-------- RECORDED DATA
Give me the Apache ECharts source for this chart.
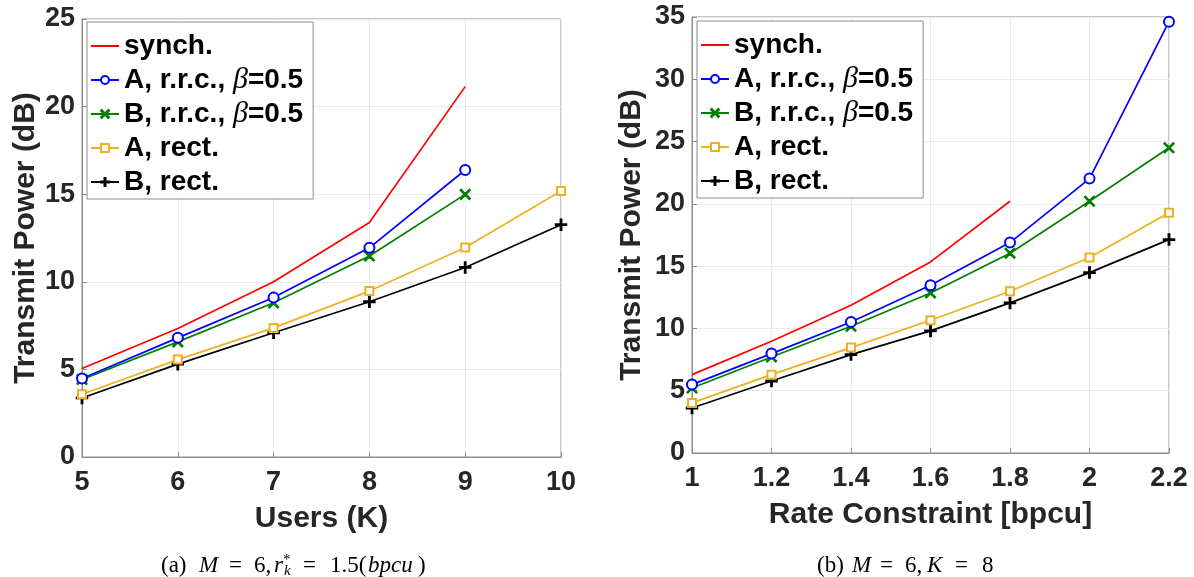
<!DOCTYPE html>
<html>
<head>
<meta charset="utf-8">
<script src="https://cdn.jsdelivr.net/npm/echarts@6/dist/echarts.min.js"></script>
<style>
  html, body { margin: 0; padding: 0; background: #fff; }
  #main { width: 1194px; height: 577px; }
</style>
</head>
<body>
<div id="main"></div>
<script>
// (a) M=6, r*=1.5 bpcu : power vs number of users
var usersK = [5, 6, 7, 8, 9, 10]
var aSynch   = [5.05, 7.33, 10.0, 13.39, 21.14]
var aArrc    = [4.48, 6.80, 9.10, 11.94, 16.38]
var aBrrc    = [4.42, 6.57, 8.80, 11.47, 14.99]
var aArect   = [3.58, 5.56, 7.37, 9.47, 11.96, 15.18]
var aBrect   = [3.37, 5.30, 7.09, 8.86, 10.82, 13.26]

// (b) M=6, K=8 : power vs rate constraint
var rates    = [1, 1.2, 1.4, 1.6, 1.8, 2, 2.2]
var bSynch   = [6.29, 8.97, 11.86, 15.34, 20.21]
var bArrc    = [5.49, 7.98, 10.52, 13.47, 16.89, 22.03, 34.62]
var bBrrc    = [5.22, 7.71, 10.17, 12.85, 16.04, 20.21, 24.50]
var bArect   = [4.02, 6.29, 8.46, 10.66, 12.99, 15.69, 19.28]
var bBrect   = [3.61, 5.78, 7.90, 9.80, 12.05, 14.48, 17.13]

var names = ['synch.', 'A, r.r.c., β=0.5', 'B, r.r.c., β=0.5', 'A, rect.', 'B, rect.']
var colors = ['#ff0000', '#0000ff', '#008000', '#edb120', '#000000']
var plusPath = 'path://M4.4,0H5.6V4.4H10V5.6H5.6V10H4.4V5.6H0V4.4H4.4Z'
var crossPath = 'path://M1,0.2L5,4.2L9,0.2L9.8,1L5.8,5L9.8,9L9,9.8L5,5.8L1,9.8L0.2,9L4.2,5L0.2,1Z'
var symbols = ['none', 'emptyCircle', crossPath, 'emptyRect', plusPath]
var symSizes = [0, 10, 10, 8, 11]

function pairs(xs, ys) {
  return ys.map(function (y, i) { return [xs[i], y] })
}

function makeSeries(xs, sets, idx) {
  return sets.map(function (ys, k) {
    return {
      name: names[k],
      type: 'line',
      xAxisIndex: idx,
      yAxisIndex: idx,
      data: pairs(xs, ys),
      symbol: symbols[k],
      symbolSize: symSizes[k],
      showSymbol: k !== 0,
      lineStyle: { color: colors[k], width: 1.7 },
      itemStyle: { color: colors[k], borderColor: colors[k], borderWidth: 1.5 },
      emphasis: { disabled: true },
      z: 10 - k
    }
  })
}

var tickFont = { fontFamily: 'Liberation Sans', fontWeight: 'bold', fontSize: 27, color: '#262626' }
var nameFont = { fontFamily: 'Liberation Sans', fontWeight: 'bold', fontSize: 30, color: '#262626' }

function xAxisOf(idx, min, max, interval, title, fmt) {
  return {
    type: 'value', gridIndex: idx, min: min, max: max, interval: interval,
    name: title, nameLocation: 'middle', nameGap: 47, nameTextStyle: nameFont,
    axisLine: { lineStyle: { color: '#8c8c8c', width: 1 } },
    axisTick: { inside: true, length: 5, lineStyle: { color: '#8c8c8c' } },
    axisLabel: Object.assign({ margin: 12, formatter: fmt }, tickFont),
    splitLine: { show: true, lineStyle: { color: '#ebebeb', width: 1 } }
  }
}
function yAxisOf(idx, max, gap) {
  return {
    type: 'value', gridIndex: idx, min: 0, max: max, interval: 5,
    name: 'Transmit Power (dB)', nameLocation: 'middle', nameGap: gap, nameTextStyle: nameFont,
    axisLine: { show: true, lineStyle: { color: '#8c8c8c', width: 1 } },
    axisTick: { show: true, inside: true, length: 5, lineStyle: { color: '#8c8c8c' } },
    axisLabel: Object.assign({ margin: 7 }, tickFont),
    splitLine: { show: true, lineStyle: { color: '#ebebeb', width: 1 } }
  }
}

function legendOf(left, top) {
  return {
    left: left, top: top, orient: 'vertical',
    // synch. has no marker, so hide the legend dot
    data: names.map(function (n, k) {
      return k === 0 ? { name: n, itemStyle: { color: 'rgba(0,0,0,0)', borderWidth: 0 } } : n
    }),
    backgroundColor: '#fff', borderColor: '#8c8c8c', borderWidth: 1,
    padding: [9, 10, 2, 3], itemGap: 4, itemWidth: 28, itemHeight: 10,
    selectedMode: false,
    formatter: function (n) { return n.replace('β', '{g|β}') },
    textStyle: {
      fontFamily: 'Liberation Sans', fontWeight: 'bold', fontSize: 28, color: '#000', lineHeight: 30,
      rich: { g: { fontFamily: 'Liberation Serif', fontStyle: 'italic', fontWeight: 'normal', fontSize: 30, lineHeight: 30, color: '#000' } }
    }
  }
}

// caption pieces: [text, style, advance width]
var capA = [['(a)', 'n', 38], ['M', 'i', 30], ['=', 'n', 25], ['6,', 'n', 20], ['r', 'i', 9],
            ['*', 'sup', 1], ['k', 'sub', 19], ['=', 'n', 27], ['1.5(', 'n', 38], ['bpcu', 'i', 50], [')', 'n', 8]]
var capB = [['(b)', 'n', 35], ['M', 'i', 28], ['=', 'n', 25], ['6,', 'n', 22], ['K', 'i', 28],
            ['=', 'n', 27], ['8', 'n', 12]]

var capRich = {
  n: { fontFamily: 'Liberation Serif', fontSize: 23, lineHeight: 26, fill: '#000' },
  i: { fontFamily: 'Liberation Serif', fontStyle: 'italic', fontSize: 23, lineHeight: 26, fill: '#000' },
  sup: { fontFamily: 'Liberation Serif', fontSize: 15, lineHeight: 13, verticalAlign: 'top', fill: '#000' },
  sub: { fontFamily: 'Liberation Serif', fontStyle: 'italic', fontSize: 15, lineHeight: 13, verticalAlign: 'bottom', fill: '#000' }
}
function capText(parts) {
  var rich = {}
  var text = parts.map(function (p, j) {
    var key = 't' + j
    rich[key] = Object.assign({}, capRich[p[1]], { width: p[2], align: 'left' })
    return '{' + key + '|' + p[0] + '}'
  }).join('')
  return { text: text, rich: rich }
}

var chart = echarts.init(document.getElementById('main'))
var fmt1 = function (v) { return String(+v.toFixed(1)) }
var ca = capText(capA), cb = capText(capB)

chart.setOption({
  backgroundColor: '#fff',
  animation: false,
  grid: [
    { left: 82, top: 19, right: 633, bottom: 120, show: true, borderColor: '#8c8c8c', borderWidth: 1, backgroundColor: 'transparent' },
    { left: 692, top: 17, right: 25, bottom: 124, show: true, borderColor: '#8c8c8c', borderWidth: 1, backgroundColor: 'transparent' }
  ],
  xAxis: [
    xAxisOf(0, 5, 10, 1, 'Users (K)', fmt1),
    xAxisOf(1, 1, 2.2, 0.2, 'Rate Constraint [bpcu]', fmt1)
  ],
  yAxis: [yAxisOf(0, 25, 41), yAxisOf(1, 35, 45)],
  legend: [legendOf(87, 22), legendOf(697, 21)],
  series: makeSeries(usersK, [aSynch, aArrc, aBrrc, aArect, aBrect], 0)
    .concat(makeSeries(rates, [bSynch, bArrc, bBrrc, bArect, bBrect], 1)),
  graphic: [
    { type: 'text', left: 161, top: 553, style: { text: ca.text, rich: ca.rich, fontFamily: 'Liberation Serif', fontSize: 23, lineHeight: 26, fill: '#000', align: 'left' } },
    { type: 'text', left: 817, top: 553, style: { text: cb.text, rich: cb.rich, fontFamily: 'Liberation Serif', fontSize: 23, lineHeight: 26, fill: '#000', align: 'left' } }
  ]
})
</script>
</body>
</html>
----------------
• _INSTRUCTION_:
Copy out the whole listing exactly, and don't carry over any pictures.

• _ANSWER BELOW_:
Give me the Apache ECharts source for this chart.
<!DOCTYPE html>
<html>
<head>
<meta charset="utf-8">
<script src="https://cdn.jsdelivr.net/npm/echarts@6/dist/echarts.min.js"></script>
<style>
  html, body { margin: 0; padding: 0; background: #fff; }
  #main { width: 1194px; height: 577px; }
</style>
</head>
<body>
<div id="main"></div>
<script>
// (a) M=6, r*=1.5 bpcu : power vs number of users
var usersK = [5, 6, 7, 8, 9, 10]
var aSynch   = [5.05, 7.33, 10.0, 13.39, 21.14]
var aArrc    = [4.48, 6.80, 9.10, 11.94, 16.38]
var aBrrc    = [4.42, 6.57, 8.80, 11.47, 14.99]
var aArect   = [3.58, 5.56, 7.37, 9.47, 11.96, 15.18]
var aBrect   = [3.37, 5.30, 7.09, 8.86, 10.82, 13.26]

// (b) M=6, K=8 : power vs rate constraint
var rates    = [1, 1.2, 1.4, 1.6, 1.8, 2, 2.2]
var bSynch   = [6.29, 8.97, 11.86, 15.34, 20.21]
var bArrc    = [5.49, 7.98, 10.52, 13.47, 16.89, 22.03, 34.62]
var bBrrc    = [5.22, 7.71, 10.17, 12.85, 16.04, 20.21, 24.50]
var bArect   = [4.02, 6.29, 8.46, 10.66, 12.99, 15.69, 19.28]
var bBrect   = [3.61, 5.78, 7.90, 9.80, 12.05, 14.48, 17.13]

var names = ['synch.', 'A, r.r.c., β=0.5', 'B, r.r.c., β=0.5', 'A, rect.', 'B, rect.']
var colors = ['#ff0000', '#0000ff', '#008000', '#edb120', '#000000']
var plusPath = 'path://M4.4,0H5.6V4.4H10V5.6H5.6V10H4.4V5.6H0V4.4H4.4Z'
var crossPath = 'path://M1,0.2L5,4.2L9,0.2L9.8,1L5.8,5L9.8,9L9,9.8L5,5.8L1,9.8L0.2,9L4.2,5L0.2,1Z'
var symbols = ['none', 'emptyCircle', crossPath, 'emptyRect', plusPath]
var symSizes = [0, 10, 10, 8, 11]

function pairs(xs, ys) {
  return ys.map(function (y, i) { return [xs[i], y] })
}

function makeSeries(xs, sets, idx) {
  return sets.map(function (ys, k) {
    return {
      name: names[k],
      type: 'line',
      xAxisIndex: idx,
      yAxisIndex: idx,
      data: pairs(xs, ys),
      symbol: symbols[k],
      symbolSize: symSizes[k],
      showSymbol: k !== 0,
      lineStyle: { color: colors[k], width: 1.7 },
      itemStyle: { color: colors[k], borderColor: colors[k], borderWidth: 1.5 },
      emphasis: { disabled: true },
      z: 10 - k
    }
  })
}

var tickFont = { fontFamily: 'Liberation Sans', fontWeight: 'bold', fontSize: 27, color: '#262626' }
var nameFont = { fontFamily: 'Liberation Sans', fontWeight: 'bold', fontSize: 30, color: '#262626' }

function xAxisOf(idx, min, max, interval, title, fmt) {
  return {
    type: 'value', gridIndex: idx, min: min, max: max, interval: interval,
    name: title, nameLocation: 'middle', nameGap: 47, nameTextStyle: nameFont,
    axisLine: { lineStyle: { color: '#8c8c8c', width: 1 } },
    axisTick: { inside: true, length: 5, lineStyle: { color: '#8c8c8c' } },
    axisLabel: Object.assign({ margin: 12, formatter: fmt }, tickFont),
    splitLine: { show: true, lineStyle: { color: '#ebebeb', width: 1 } }
  }
}
function yAxisOf(idx, max, gap) {
  return {
    type: 'value', gridIndex: idx, min: 0, max: max, interval: 5,
    name: 'Transmit Power (dB)', nameLocation: 'middle', nameGap: gap, nameTextStyle: nameFont,
    axisLine: { show: true, lineStyle: { color: '#8c8c8c', width: 1 } },
    axisTick: { show: true, inside: true, length: 5, lineStyle: { color: '#8c8c8c' } },
    axisLabel: Object.assign({ margin: 7 }, tickFont),
    splitLine: { show: true, lineStyle: { color: '#ebebeb', width: 1 } }
  }
}

function legendOf(left, top) {
  return {
    left: left, top: top, orient: 'vertical',
    // synch. has no marker, so hide the legend dot
    data: names.map(function (n, k) {
      return k === 0 ? { name: n, itemStyle: { color: 'rgba(0,0,0,0)', borderWidth: 0 } } : n
    }),
    backgroundColor: '#fff', borderColor: '#8c8c8c', borderWidth: 1,
    padding: [9, 10, 2, 3], itemGap: 4, itemWidth: 28, itemHeight: 10,
    selectedMode: false,
    formatter: function (n) { return n.replace('β', '{g|β}') },
    textStyle: {
      fontFamily: 'Liberation Sans', fontWeight: 'bold', fontSize: 28, color: '#000', lineHeight: 30,
      rich: { g: { fontFamily: 'Liberation Serif', fontStyle: 'italic', fontWeight: 'normal', fontSize: 30, lineHeight: 30, color: '#000' } }
    }
  }
}

// caption pieces: [text, style, advance width]
var capA = [['(a)', 'n', 38], ['M', 'i', 30], ['=', 'n', 25], ['6,', 'n', 20], ['r', 'i', 9],
            ['*', 'sup', 1], ['k', 'sub', 19], ['=', 'n', 27], ['1.5(', 'n', 38], ['bpcu', 'i', 50], [')', 'n', 8]]
var capB = [['(b)', 'n', 35], ['M', 'i', 28], ['=', 'n', 25], ['6,', 'n', 22], ['K', 'i', 28],
            ['=', 'n', 27], ['8', 'n', 12]]

var capRich = {
  n: { fontFamily: 'Liberation Serif', fontSize: 23, lineHeight: 26, fill: '#000' },
  i: { fontFamily: 'Liberation Serif', fontStyle: 'italic', fontSize: 23, lineHeight: 26, fill: '#000' },
  sup: { fontFamily: 'Liberation Serif', fontSize: 15, lineHeight: 13, verticalAlign: 'top', fill: '#000' },
  sub: { fontFamily: 'Liberation Serif', fontStyle: 'italic', fontSize: 15, lineHeight: 13, verticalAlign: 'bottom', fill: '#000' }
}
function capText(parts) {
  var rich = {}
  var text = parts.map(function (p, j) {
    var key = 't' + j
    rich[key] = Object.assign({}, capRich[p[1]], { width: p[2], align: 'left' })
    return '{' + key + '|' + p[0] + '}'
  }).join('')
  return { text: text, rich: rich }
}

var chart = echarts.init(document.getElementById('main'))
var fmt1 = function (v) { return String(+v.toFixed(1)) }
var ca = capText(capA), cb = capText(capB)

chart.setOption({
  backgroundColor: '#fff',
  animation: false,
  grid: [
    { left: 82, top: 19, right: 633, bottom: 120, show: true, borderColor: '#8c8c8c', borderWidth: 1, backgroundColor: 'transparent' },
    { left: 692, top: 17, right: 25, bottom: 124, show: true, borderColor: '#8c8c8c', borderWidth: 1, backgroundColor: 'transparent' }
  ],
  xAxis: [
    xAxisOf(0, 5, 10, 1, 'Users (K)', fmt1),
    xAxisOf(1, 1, 2.2, 0.2, 'Rate Constraint [bpcu]', fmt1)
  ],
  yAxis: [yAxisOf(0, 25, 41), yAxisOf(1, 35, 45)],
  legend: [legendOf(87, 22), legendOf(697, 21)],
  series: makeSeries(usersK, [aSynch, aArrc, aBrrc, aArect, aBrect], 0)
    .concat(makeSeries(rates, [bSynch, bArrc, bBrrc, bArect, bBrect], 1)),
  graphic: [
    { type: 'text', left: 161, top: 553, style: { text: ca.text, rich: ca.rich, fontFamily: 'Liberation Serif', fontSize: 23, lineHeight: 26, fill: '#000', align: 'left' } },
    { type: 'text', left: 817, top: 553, style: { text: cb.text, rich: cb.rich, fontFamily: 'Liberation Serif', fontSize: 23, lineHeight: 26, fill: '#000', align: 'left' } }
  ]
})
</script>
</body>
</html>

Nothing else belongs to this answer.